Environ deux semaines après l’annonce, par le président Kaïs Saïed, de quatre décisions qualifiées d’historiques, la Tunisie semble parcourir, selon certains analyses, une « voie à sens unique » où un éventuel faux pas pourrait être lourd de conséquences sur le triple plan local, régional et international.
Actuellement, les institutions de l’Etat tunisien évoluent, sous la direction de la présidence de la République, certes, mais sans gouvernement vu que le président Saïed n’a pas encore désigné un nouveau chef pour la primature. Certains ministres ont été démis alors que d’autres assurent l’intérim.
En effet, le président tunisien, Kaïs Saïed, avait annoncé (le 25 juillet écoulé, activant l’article 80 de la Constitution) le limogeage du chef du gouvernement, Hichem Mechichi, le gel des activités de l’Assemblée des représentants du peuple (ARP, parlement) pour 30 jours renouvelables, la levée de l’immunité parlementaire ainsi que la prise en main du pouvoir exécutif.
« Tout retard dans la nomination d’un nouveau chef de gouvernement affecte directement la situation générale, surtout au niveau de la dynamique des institutions de l’Etat et le fonctionnement des ministère », a confié, samedi à Xinhua, l’analyste tunisien Nizar Makni.
Spécialiste et universitaire en géopolitique stratégique, Makni pense que le choix du nouveau chef du gouvernement « devra impérativement être bien étudié (…) sinon, nous retrouverons la case départ, soit un sommet de pouvoir éparpillé entre les trois pôles, soit la présidence de la République, du gouvernement et celle du parlement ».
Un autre souci, de taille, se présente face au président Kaïs Saïed, à savoir l’approbation de la composition d’un nouveau gouvernement au moment où les activités du parlement sont suspendus, provisoirement.
Selon l’analyste, l’ARP a déjà perdu la confiance du peuple qui lui a donné son vote (élections législatives) et a réclamé, le 25 juillet écoulé sa dissolution. D’un autre côté, ce parlement pourrait, effectivement, être dissous si certains partis seront condamnés par la justice, en fonction des rapports de la Cour des comptes portant sur des soupçons de fraudes électorales.
Sur un autre plan, une nouvelle vague, plus féroce de propagation de la pandémie de COVID-19 en Tunisie n’a fait qu’aggraver la situation qui devient de plus en plus complexe sous prétexte que le pays devient plus « transparent » sur la scène internationale.
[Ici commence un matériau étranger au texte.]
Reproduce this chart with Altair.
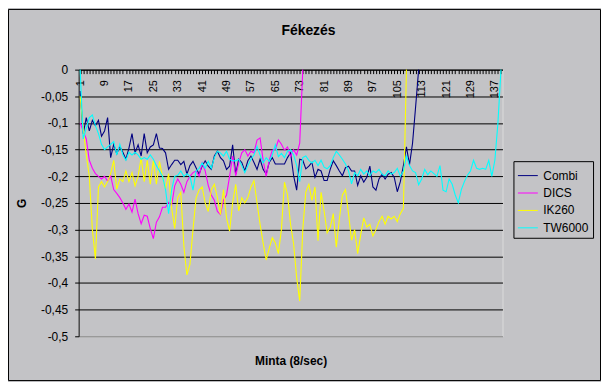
import altair as alt
import pandas as pd

chart_title = "Fékezés"
x_title = "Minta (8/sec)"
y_title = "G"

categories = list(range(1, 140))
x_label_step = 8
y_ticks = [0, -0.05, -0.1, -0.15, -0.2, -0.25, -0.3, -0.35, -0.4, -0.45, -0.5]

series_names = ["Combi", "DICS", "IK260", "TW6000"]
series_colors = ["#000080", "#FF00FF", "#FFFF00", "#00FFFF"]

combi = [
    -0.04, -0.12, -0.09, -0.115, -0.095, -0.105, -0.095, -0.125, -0.115, -0.09,
    -0.165, -0.14, -0.158, -0.144, -0.155, -0.168, -0.147, -0.12, -0.156, -0.141,
    -0.162, -0.12, -0.156, -0.145, -0.141, -0.12, -0.147, -0.148, -0.156, -0.187,
    -0.178, -0.17, -0.17, -0.178, -0.172, -0.196, -0.18, -0.172, -0.184, -0.196,
    -0.181, -0.171, -0.181, -0.187, -0.162, -0.153, -0.165, -0.171, -0.187, -0.181,
    -0.141, -0.196, -0.168, -0.174, -0.19, -0.171, -0.162, -0.174, -0.187, -0.168,
    -0.187, -0.196, -0.174, -0.165, -0.177, -0.177, -0.177, -0.177, -0.165, -0.156,
    -0.199, -0.226, -0.168, -0.17, -0.186, -0.181, -0.174, -0.202, -0.187, -0.19,
    -0.208, -0.208, -0.187, -0.171, -0.18, -0.19, -0.199, -0.184, -0.181, -0.19,
    -0.19, -0.217, -0.199, -0.211, -0.202, -0.181, -0.22, -0.226, -0.205, -0.196,
    -0.205, -0.196, -0.193, -0.202, -0.229, -0.21, -0.18, -0.145, -0.178, -0.138,
    -0.07, 0.0,
]

dics = [
    -0.1, -0.115, -0.13, -0.17, -0.185, -0.195, -0.2, -0.205, -0.2, -0.209,
    -0.199, -0.225, -0.232, -0.24, -0.25, -0.262, -0.252, -0.267, -0.243, -0.27,
    -0.289, -0.273, -0.275, -0.298, -0.317, -0.286, -0.276, -0.258, -0.258, -0.249,
    -0.255, -0.218, -0.205, -0.215, -0.23, -0.21, -0.2, -0.193, -0.19, -0.2,
    -0.175, -0.19, -0.217, -0.235, -0.245, -0.266, -0.272, -0.245, -0.235, -0.2,
    -0.162, -0.199, -0.175, -0.156, -0.15, -0.162, -0.153, -0.156, -0.132, -0.128,
    -0.17, -0.2, -0.17, -0.151, -0.15, -0.132, -0.14, -0.151, -0.145, -0.163,
    -0.15, -0.16, -0.138, 0.0,
]

ik260 = [
    -0.05, -0.11, -0.16, -0.2, -0.3, -0.355, -0.22, -0.21, -0.22, -0.21,
    -0.195, -0.17, -0.224, -0.205, -0.21, -0.19, -0.21, -0.193, -0.218, -0.2,
    -0.165, -0.21, -0.17, -0.215, -0.17, -0.215, -0.172, -0.2, -0.224, -0.195,
    -0.26, -0.298, -0.24, -0.23, -0.33, -0.385, -0.365, -0.3, -0.241, -0.226,
    -0.22, -0.25, -0.266, -0.225, -0.215, -0.24, -0.272, -0.225, -0.278, -0.303,
    -0.25, -0.215, -0.265, -0.24, -0.25, -0.24, -0.22, -0.208, -0.25, -0.29,
    -0.325, -0.357, -0.335, -0.315, -0.325, -0.345, -0.3, -0.211, -0.235, -0.29,
    -0.327, -0.39, -0.434, -0.3, -0.229, -0.215, -0.245, -0.22, -0.321, -0.23,
    -0.265, -0.306, -0.296, -0.27, -0.333, -0.28, -0.235, -0.225, -0.27, -0.32,
    -0.3, -0.345, -0.31, -0.278, -0.295, -0.29, -0.312, -0.3, -0.285, -0.275,
    -0.29, -0.275, -0.28, -0.275, -0.285, -0.27, -0.26, 0.0,
]

tw6000 = [
    0.0, -0.13, -0.11, -0.09, -0.085, -0.105, -0.12, -0.14, -0.15, -0.145,
    -0.14, -0.135, -0.16, -0.14, -0.16, -0.17, -0.155, -0.16, -0.155, -0.16,
    -0.168, -0.165, -0.168, -0.16, -0.168, -0.18, -0.19, -0.2, -0.225, -0.27,
    -0.225, -0.2, -0.198, -0.19, -0.2, -0.195, -0.2, -0.226, -0.19, -0.185,
    -0.175, -0.185, -0.172, -0.185, -0.165, -0.153, -0.156, -0.162, -0.153, -0.168,
    -0.171, -0.171, -0.168, -0.18, -0.193, -0.18, -0.168, -0.16, -0.144, -0.16,
    -0.175, -0.165, -0.172, -0.16, -0.141, -0.163, -0.157, -0.165, -0.153, -0.15,
    -0.16, -0.18, -0.21, -0.165, -0.162, -0.17, -0.175, -0.17, -0.18, -0.17,
    -0.183, -0.186, -0.18, -0.165, -0.153, -0.16, -0.168, -0.177, -0.19, -0.214,
    -0.193, -0.199, -0.187, -0.196, -0.19, -0.199, -0.19, -0.193, -0.187, -0.196,
    -0.199, -0.19, -0.196, -0.193, -0.185, -0.2, -0.19, -0.162, -0.18, -0.19,
    -0.193, -0.216, -0.205, -0.187, -0.197, -0.19, -0.195, -0.2, -0.18, -0.226,
    -0.229, -0.205, -0.215, -0.235, -0.25, -0.225, -0.21, -0.198, -0.19, -0.17,
    -0.185, -0.187, -0.185, -0.187, -0.17, -0.2, -0.17, -0.1, 0.0,
]

rows = []
for name, vals in zip(series_names, [combi, dics, ik260, tw6000]):
    for c, v in zip(categories, vals):
        rows.append({"Minta": c, "G": v, "Series": name})
df = pd.DataFrame(rows)

FONT = "Liberation Sans"
BG = "#c3c3c6"
W, H = 426, 268
PL, PT, PR, PB = 71, 61, 99, 45

lines = alt.Chart(df).mark_line(strokeWidth=1.1).encode(
    x=alt.X(
        "Minta:Q",
        scale=alt.Scale(domain=[0.5, 139.5], nice=False, zero=False),
        axis=alt.Axis(
            orient="bottom", offset=-H, values=categories,
            tickSize=4, tickColor="black", domainColor="black",
            labelExpr=f"(datum.value - 1) % {x_label_step} == 0 ? datum.value + '' : ''",
            labelAngle=270, labelAlign="right", labelBaseline="middle",
            labelPadding=6, labelFontSize=11, labelFont=FONT, labelColor="black",
            labelOverlap=False, labelFlush=False, grid=False,
            title=x_title, titleX=W / 2, titleY=H + 24, titleBaseline="middle",
            titleFontSize=12, titleFontWeight="bold", titleFont=FONT, titleColor="black",
        ),
    ),
    y=alt.Y(
        "G:Q",
        scale=alt.Scale(domain=[-0.5, 0], nice=False),
        axis=alt.Axis(
            values=y_ticks,
            labelExpr="replace(datum.value + '', '.', ',')",
            tickSize=4, tickColor="black", domainColor="black",
            labelPadding=7, labelFontSize=12, labelFont=FONT, labelColor="black",
            grid=True, gridOpacity=1, gridWidth=1,
            gridColor={"condition": {"test": "datum.value <= -0.5", "value": "#808080"}, "value": "black"},
            title=y_title, titleAngle=270, titleX=-57, titleY=H / 2,
            titleAlign="center", titleBaseline="middle",
            titleFontSize=12, titleFontWeight="bold", titleFont=FONT, titleColor="black",
        ),
    ),
    color=alt.Color(
        "Series:N",
        scale=alt.Scale(domain=series_names, range=series_colors),
        legend=alt.Legend(
            orient="none", legendX=437, legendY=92, title=None,
            symbolType="stroke", symbolSize=400, symbolStrokeWidth=1,
            strokeColor="black", fillColor=BG, padding=4, rowPadding=0.5,
            labelFontSize=12, labelFont=FONT, labelColor="black", labelOffset=5,
        ),
    ),
)

frame = alt.Chart(pd.DataFrame({"k": [0]})).mark_rect(
    filled=False, stroke="black", strokeWidth=1
).encode(
    x=alt.value(-PL + 0.5), x2=alt.value(W + PR - 0.5),
    y=alt.value(-PT + 0.5), y2=alt.value(H + PB - 0.5),
)

title = alt.Chart(pd.DataFrame({"t": [chart_title]})).mark_text(
    font=FONT, fontSize=14, fontWeight="bold", color="black",
    align="center", baseline="middle",
).encode(text="t:N", x=alt.value(231), y=alt.value(-39))

chart = alt.layer(frame, lines, title).properties(
    width=W, height=H, background=BG,
    padding={"left": PL, "top": PT, "right": PR, "bottom": PB},
    autosize=alt.AutoSizeParams(type="none"),
).configure_view(stroke="#808080", strokeWidth=1, fill=BG).configure(font=FONT)

chart.save("out.html", embed_options={"renderer": "svg", "actions": False})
Dans ce sens, Nizar Makni pense que la communauté internationale « a manifesté certaines craintes quant à la préservation du processus démocratique en Tunisie (…) mais certains pays étrangers n’apercoivent que la partie émergée de l’iceberg et ignorent les profondeurs des décisions du président Kaïs Saïed ».
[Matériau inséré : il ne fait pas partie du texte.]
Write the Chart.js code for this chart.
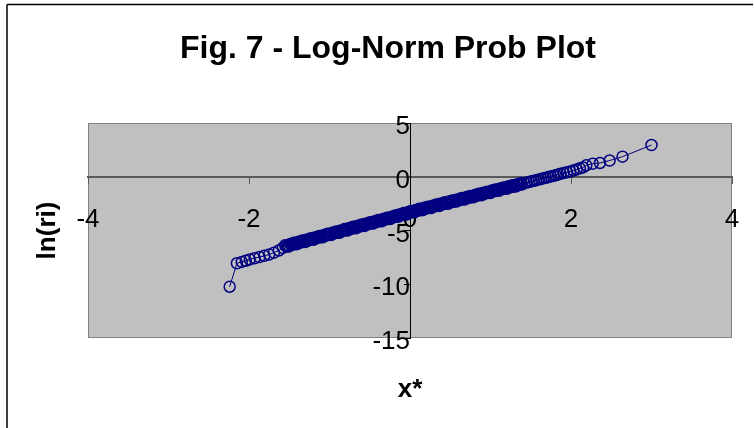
<!DOCTYPE html>
<html>
<head>
<meta charset="utf-8">
<title>Fig. 7 - Log-Norm Prob Plot</title>
<script src="https://cdn.jsdelivr.net/npm/chart.js@4.4.1/dist/chart.umd.min.js"></script>
<style>
  html, body { margin: 0; padding: 0; background: #fff; overflow: hidden; }
  #wrap { width: 754px; height: 428px; position: relative; }
</style>
</head>
<body>
<div id="wrap"><canvas id="probPlot"></canvas></div>
<script>
// x* (normal score) and ln(ri)
const xStar = [
  -2.24, -2.15, -2.09, -2.04, -1.99, -1.93, -1.87, -1.81, -1.75, -1.69, -1.63, -1.58,
  -1.550, -1.535, -1.520, -1.505, -1.490, -1.475, -1.460, -1.445, -1.430, -1.415,
  -1.400, -1.385, -1.370, -1.355, -1.340, -1.325, -1.310, -1.295, -1.280, -1.265,
  -1.250, -1.235, -1.220, -1.205, -1.190, -1.175, -1.160, -1.145, -1.130, -1.115,
  -1.100, -1.085, -1.070, -1.055, -1.040, -1.025, -1.010, -0.995, -0.980, -0.965,
  -0.950, -0.935, -0.920, -0.905, -0.890, -0.875, -0.860, -0.845, -0.830, -0.815,
  -0.800, -0.785, -0.770, -0.755, -0.740, -0.725, -0.710, -0.695, -0.680, -0.665,
  -0.650, -0.635, -0.620, -0.605, -0.590, -0.575, -0.560, -0.545, -0.530, -0.515,
  -0.500, -0.485, -0.470, -0.455, -0.440, -0.425, -0.410, -0.395, -0.380, -0.365,
  -0.350, -0.335, -0.320, -0.305, -0.290, -0.275, -0.260, -0.245, -0.230, -0.215,
  -0.200, -0.185, -0.170, -0.155, -0.140, -0.125, -0.110, -0.095, -0.080, -0.065,
  -0.050, -0.035, -0.020, -0.005,
  0.010, 0.025, 0.040, 0.055, 0.070, 0.085, 0.100, 0.115, 0.130, 0.145,
  0.160, 0.175, 0.190, 0.205, 0.220, 0.235, 0.250, 0.265, 0.280, 0.295,
  0.310, 0.325, 0.340, 0.355, 0.370, 0.385, 0.400, 0.415, 0.430, 0.445,
  0.460, 0.475, 0.490, 0.505, 0.520, 0.535, 0.550, 0.565, 0.580, 0.595,
  0.610, 0.625, 0.640, 0.655, 0.670, 0.685, 0.700, 0.715, 0.730, 0.745,
  0.760, 0.775, 0.790, 0.805, 0.820, 0.835, 0.850, 0.865, 0.880, 0.895,
  0.910, 0.925, 0.940, 0.955, 0.970, 0.985, 1.000, 1.015, 1.030, 1.045,
  1.060, 1.075, 1.090, 1.105, 1.120, 1.135, 1.150, 1.165, 1.180, 1.195,
  1.210, 1.225, 1.240, 1.255, 1.270, 1.285, 1.300, 1.315, 1.330, 1.345,
  1.360, 1.375, 1.390,
  1.42, 1.45, 1.48, 1.51, 1.54, 1.57, 1.60, 1.63, 1.66, 1.69,
  1.72, 1.75, 1.78, 1.81, 1.84, 1.87, 1.91, 1.95, 1.99, 2.03,
  2.07, 2.11, 2.15, 2.19, 2.27, 2.36, 2.48, 2.64, 3.00
];

const lnRi = [
  -10.23, -8.05, -7.92, -7.81, -7.69, -7.58, -7.47, -7.35, -7.23, -7.06, -6.86, -6.62,
  -6.37, -6.50, -6.37, -6.49, -6.26, -6.33, -6.31, -6.15, -6.28, -6.15,
  -6.27, -6.05, -6.12, -6.10, -5.94, -6.07, -5.94, -6.06, -5.84, -5.91,
  -5.89, -5.73, -5.86, -5.73, -5.85, -5.63, -5.69, -5.67, -5.51, -5.64,
  -5.51, -5.63, -5.41, -5.48, -5.46, -5.30, -5.43, -5.30, -5.42, -5.20,
  -5.27, -5.25, -5.09, -5.22, -5.09, -5.21, -4.99, -5.06, -5.03, -4.87,
  -5.00, -4.87, -4.99, -4.77, -4.84, -4.82, -4.66, -4.79, -4.66, -4.78,
  -4.56, -4.63, -4.61, -4.45, -4.58, -4.45, -4.57, -4.35, -4.42, -4.40,
  -4.24, -4.36, -4.23, -4.35, -4.13, -4.20, -4.18, -4.02, -4.15, -4.02,
  -4.14, -3.92, -3.99, -3.97, -3.81, -3.94, -3.81, -3.93, -3.71, -3.78,
  -3.76, -3.60, -3.73, -3.59, -3.71, -3.49, -3.56, -3.54, -3.38, -3.51,
  -3.38, -3.50, -3.28, -3.35,
  -3.18, -3.31, -3.18, -3.31, -3.09, -3.16, -3.14, -2.98, -3.11, -2.98,
  -3.11, -2.89, -2.96, -2.94, -2.78, -2.91, -2.79, -2.91, -2.69, -2.76,
  -2.74, -2.58, -2.71, -2.59, -2.71, -2.49, -2.56, -2.54, -2.38, -2.51,
  -2.39, -2.51, -2.29, -2.36, -2.34, -2.18, -2.32, -2.19, -2.31, -2.09,
  -2.16, -2.14, -1.98, -2.12, -1.99, -2.11, -1.89, -1.96, -1.94, -1.78,
  -1.92, -1.79, -1.91, -1.69, -1.76, -1.74, -1.59, -1.72, -1.59, -1.71,
  -1.49, -1.56, -1.54, -1.39, -1.52, -1.39, -1.51, -1.29, -1.36, -1.34,
  -1.19, -1.32, -1.19, -1.31, -1.09, -1.16, -1.15, -0.99, -1.12, -0.99,
  -1.11, -0.89, -0.96, -0.95, -0.79, -0.92, -0.79, -0.91, -0.69, -0.76,
  -0.75, -0.59, -0.72,
  -0.60, -0.54, -0.49, -0.43, -0.37, -0.32, -0.26, -0.20, -0.14, -0.09,
  -0.03, 0.03, 0.08, 0.14, 0.20, 0.27, 0.34, 0.42, 0.49, 0.58,
  0.68, 0.78, 0.87, 1.06, 1.22, 1.28, 1.51, 1.87, 2.95
];

const xTicks = [-4, -2, 0, 2, 4];
const yTicks = [-15, -10, -5, 0, 5];

Chart.defaults.font.family = "'Liberation Sans', Arial, sans-serif";
Chart.defaults.color = '#000';

// grey plot area + outer frame (only its left/top edges are in the picture)
const plotBackground = {
  id: 'plotBackground',
  beforeDraw(chart) {
    const { ctx, chartArea: a } = chart;
    ctx.save();
    ctx.fillStyle = '#c0c0c0';
    ctx.fillRect(a.left, a.top, a.width, a.height);
    ctx.strokeStyle = '#808080';
    ctx.lineWidth = 1;
    ctx.strokeRect(a.left + 0.5, a.top + 0.5, a.width - 1, a.height - 1);
    ctx.strokeStyle = '#000';
    ctx.lineWidth = 1.5;
    ctx.beginPath();
    ctx.moveTo(7, chart.height);
    ctx.lineTo(7, 4.5);
    ctx.moveTo(7, 4.5);
    ctx.lineTo(chart.width - 1, 4.5);
    ctx.stroke();
    ctx.restore();
  }
};

// empty axes that only hold titles / spacing
const spacer = (extra) => Object.assign({
  display: true,
  ticks: { display: false },
  grid: { display: false },
  border: { display: false }
}, extra);

new Chart(document.getElementById('probPlot'), {
  type: 'scatter',
  data: {
    datasets: [{
      data: xStar.map((x, i) => ({ x: x, y: lnRi[i] })),
      showLine: true,
      borderColor: '#000080',
      borderWidth: 1,
      pointRadius: 5.5,
      pointBorderWidth: 1.5,
      pointBorderColor: '#000080',
      pointBackgroundColor: 'rgba(0,0,0,0)',
      xAxisID: 'x',
      yAxisID: 'y'
    }]
  },
  options: {
    responsive: true,
    maintainAspectRatio: false,
    animation: false,
    events: [],
    layout: { padding: { left: 22, right: 0, top: 0, bottom: 0 } },
    plugins: {
      legend: { display: false },
      tooltip: { enabled: false },
      title: {
        display: true,
        text: 'Fig. 7 - Log-Norm Prob Plot',
        color: '#000',
        font: { size: 32, weight: 'bold' },
        padding: { top: 30, bottom: 54.6 }
      }
    },
    scales: {
      x: {
        type: 'linear',
        min: xTicks[0],
        max: xTicks[xTicks.length - 1],
        position: { y: 0 },
        afterBuildTicks: s => { s.ticks = xTicks.map(v => ({ value: v })); },
        // tick padding must not eat into the plot width
        afterFit: s => { s.paddingLeft = 0; s.paddingRight = 0; },
        grid: { drawOnChartArea: false, tickLength: 6, color: '#5a5a5a' },
        border: { color: '#5a5a5a', width: 2 },
        ticks: { padding: 21, maxRotation: 0, font: { size: 26 } }
      },
      y: {
        type: 'linear',
        min: yTicks[0],
        max: yTicks[yTicks.length - 1],
        position: { x: 0 },
        afterBuildTicks: s => { s.ticks = yTicks.map(v => ({ value: v })); },
        grid: { drawOnChartArea: false, tickLength: 6, color: '#000' },
        border: { color: '#000', width: 1 },
        ticks: { padding: 7, labelOffset: 4, font: { size: 26 } }
      },
      yTitle: spacer({
        position: 'left',
        title: { display: true, text: 'ln(ri)', color: '#000', font: { size: 26, weight: 'bold' }, padding: { top: 10, bottom: 0 } },
        afterFit: s => { s.width = 66; }
      }),
      yPad: spacer({
        position: 'right',
        afterFit: s => { s.width = 22; }
      }),
      xTitle: spacer({
        position: 'bottom',
        title: { display: true, text: 'x*', color: '#000', font: { size: 26, weight: 'bold' }, padding: { top: 0, bottom: 23 } },
        afterFit: s => { s.height = 90; }
      })
    }
  },
  plugins: [plotBackground]
});
</script>
</body>
</html>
Et de poursuivre que « le chef de l’Etat a pris ces décisions après avoir été avisé quant à l’existence de certaines menaces et dangers qui risquent de détruire l’Etat, handicaper le bon fonctionnement de ses rouages mais surtout saboter le processus de lutte contre l’épidémie et l’approche de sortie de la crise socioéconomique du pays ».
« Ce qui constitue un danger éminent pour la démocratie tunisien, commente M. Makni, n’est autre que la persistance des mesures provisoires exceptionnelles ».
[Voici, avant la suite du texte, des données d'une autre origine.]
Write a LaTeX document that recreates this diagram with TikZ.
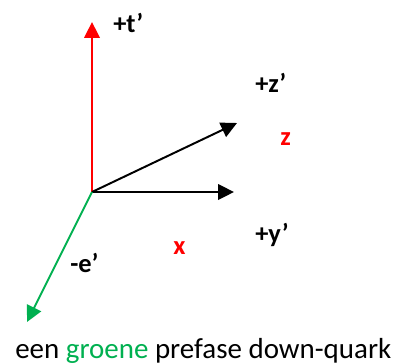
\documentclass[tikz,border=0pt]{standalone}
\usepackage{fontspec}
\setmainfont{Carlito}
\usepackage{tikz}
\usetikzlibrary{arrows.meta}
\definecolor{timeRed}{RGB}{255,0,0}
\definecolor{colourGreen}{RGB}{0,176,80}
\definecolor{axisBlack}{RGB}{0,0,0}

\begin{document}
\begin{tikzpicture}[
    x=0.025cm, y=-0.025cm,
    % Axis arrow, coloured by parameter
    axis/.style={
        draw=#1, line width=1.4pt,
        -{Triangle[length=11.3pt, width=11pt]}
    },
    axis/.default=axisBlack,
    % Bold axis label
    lbl/.style={
        anchor=base west, inner sep=0pt,
        font=\fontsize{18.8}{22}\selectfont\bfseries
    },
    captext/.style={
        anchor=base west, inner sep=0pt,
        font=\fontsize{20.6}{24}\selectfont
    }
]
\useasboundingbox (0,0) rectangle (400,363);
% ── AXIS ENDS ─────────────────────────────────────────────────
\coordinate (orig) at (92,192);
\coordinate (tip-t) at (92,22);
\coordinate (tip-z) at (237,123);
\coordinate (tip-y) at (234,192);
\coordinate (tip-e) at (27,322);
% ── ARROWS ────────────────────────────────────────────────────
\draw[axis=timeRed]     (orig) -- (tip-t);
\draw[axis]             (orig) -- (tip-z);
\draw[axis]             (orig) -- (tip-y);
\draw[axis=colourGreen] (orig) -- (tip-e);
% ── LABELS ────────────────────────────────────────────────────
\node[lbl]                 (lab-t) at (113,32)  {+t’};
\node[lbl]                 (lab-z) at (255,92)  {+z’};
\node[lbl, text=timeRed]   (red-z) at (280,145) {z};
\node[lbl]                 (lab-y) at (255,242) {+y’};
\node[lbl, text=timeRed]   (red-x) at (173,254) {x};
\node[lbl]                 (lab-e) at (70,272)  {-e’};
% ── CAPTION ───────────────────────────────────────────────────
\node[captext] (caption) at (15,358)
    {een \textcolor{colourGreen}{groene} prefase down-quark};
\end{tikzpicture}
\end{document}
Du côté sanitaire, les récentes décisions du président Kaïs « ont contribué, contrairement à ce que pensent certains, à atténuer la prorogation de la pandémie grâce, notamment, aux importantes doses de vaccins et d’oxygène reçues dernièrement ».
Les décisions du président tunisien ont eu un certain effet mitigé et adouci auprès de certains pays partenaires et amis à la Tunisie, alors que pour d’autres, M. Saïed n’a fait que prendre un choix risqué qui pourrait mener au chaos et à une escalade de violence.
« Certains pays arabes anti-islamistes, dont l’Egypte, les Emirats Arabes Unis et l’Arabie Saoudite ont manifesté une certaines compréhension quant aux choix du président Kaïs Saïed du fait que cela pourrait aider à se débarrasser de la présence des frères musulmans dans la région ».
Pour ce qui est de la position européenne par rapport au développement de la situation en Tunisie, « le vieux continent essaye de tenir le bâton par le milieu : selon l’UE, il ne s’agit pas d’un coup d’Etat, mais certaines craintes surgissent quant à protection des droits et libertés et au processus de transition en Tunisie », a expliqué l’universitaire tunisien.
Aux Etats-Unis, a-t-il ajouté, « la réaction est paradoxalement incompréhensible. D’un côté, des rapports prouvent un lobbying américain en faveur du parti islamiste Ennahdha (majoritaire au parlement et allié du pouvoir en Tunisie) et, de l’autre côté, les positions du Congrès et de la Maison Blanche sont contradictoires en quelques sortes ».